Открыв дверь, я сразу видела себя в высоком старинном зеркале. Два сияющих глаза, в руках букет сирени, пахнущей свежестью... и Рахманиновым. Анатолий Петрович, открывая дверь, здоровается со мной за руку, я мгновенно превращаюсь «в красавицу». Это как сказка, бегу по лестнице — одна, после рукопожатия возвращаюсь — совершенно другая. Меня ждет внизу подружка Валечка, я «красавицей» вылетаю из подъезда, и мы идем гулять по улице Горького. В училище я рассказываю, что забегала к Кторовым.

Во МХАТе тогда говорили, что Кторов устарел. Он артист немого кино и вообще другой школы, он коршевский. В училище ни ему, ни Вере Николаевне Поповой преподавать не разрешали. Веру Николаевну выпроводили на пенсию, и ее последний потрясающий «Осенний сад», кажется, сразу или немного после — сняли.

В Москву приехал мой дядька, профессор, знаменитый одесский хирург, и когда я, влетев в дом, выпалила, что я от Веры Николаевны Поповой, он замер с рюмкой водки в руке и тихо сказал: «Боже мой, если ей когда-нибудь, что-нибудь будет нужно... для меня это такая честь, передай, пожалуйста. Господи, какая это актриса! Университет был влюблен в нее — вся моя молодость!» Я замерла, и только умница Наташа Захава, когда я ей это рассказала, мне ответила: «Ну, конечно, это же за-ме-ча-тельные артисты!».

«Замечательные артисты» жили в Брюсовском переулке. Самым удивительным в доме были стулья. Обычные стулья, с круглыми спинками и дырочками в сиденьях. Такие стулья раньше были у всех в Москве, но все их вдруг выкинули, отдали в деревню или на дачу. А у них они были золотисто-желтые, и им было совершенно наплевать на моду. Им было удобно. В узком длинноватом кабинете, на очень широком подоконнике стояли кактусы. На стенах изящно окантованные фотографии: Качалов, Марина Семенова — Одетта, те, кого они любили.

Семенова была их другом. Из-за нее я познакомилась с ними и была допущена в дом. Вера Николаевна Попова встретила меня тогда холодно: «Что это вы все хотите в театр!» А когда я ей прочитала «В овраге» Чехова и «Безумцев» Беранже, сказала Кторову: «Ей надо обязательно поступать». Я поступила в Щукинское, к Захаве. И долго-долго ходила в этот дом...

Я стою у Зала Чайковского, у большой афиши, что рядом с дверью филармонии.
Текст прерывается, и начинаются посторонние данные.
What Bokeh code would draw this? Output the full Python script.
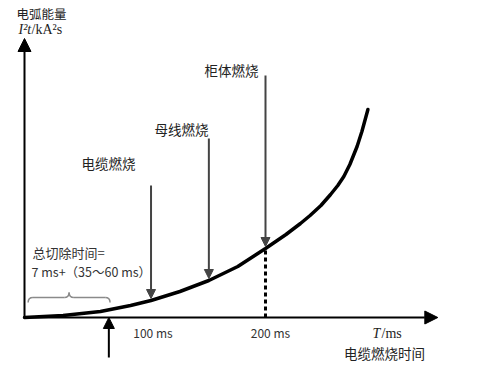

Из дверей выходит Кторов в клетчатом пиджаке, элегантный. «Анатолий Петрович, я так рада, что вы отсюда вышли, вот чудо. У меня сегодня день рождения, и я вас увидела — это же просто подарок». Он быстро подходит к киоску с цветами и покупает пять хризантем. «Как дела, Наташенька?» — «Я очень много играю, много езжу». «Это счастье, счастье, — говорит он. — Вы знаете, ведь я десять лет получал зарплату, ничего не делая, а сейчас, после „Войны и мира“, меня приглашают в Голливуд, а я не могу, я — старик...»

Первым «Милого лжеца» поставил в Ленинграде Николай Павлович Акимов. Театр приехал в Москву. Вера Николаевна взяла меня с собой на спектакль Акимова в Зал Чайковского. Пьесы я не знала. В антракте мы ходили по круглому фойе. И мне кажется, что Вера Николаевна «увидела» мхатовский великий спектакль уже тогда, в круглом фойе Зала Чайковского. Она уже видела Кторова — Шоу, трагического Кторова, такого, каким, кроме нее, никто его не знал.

Это был спектакль, после которого зрители не могли заснуть. Говорят, что даже Англию он потряс.

...Весной я иду по Брюсовскому, мимо церквушки в Неждановском, подхожу к дому и смотрю на окна, в которых уже не мелькнут их лица. Сколько раз в трудную минуту я бежала к этому дому, к этим окнам...

Маева Н. Тогда в Брюсовском... // Советская культура. 1991. 20 апреля. С. 5.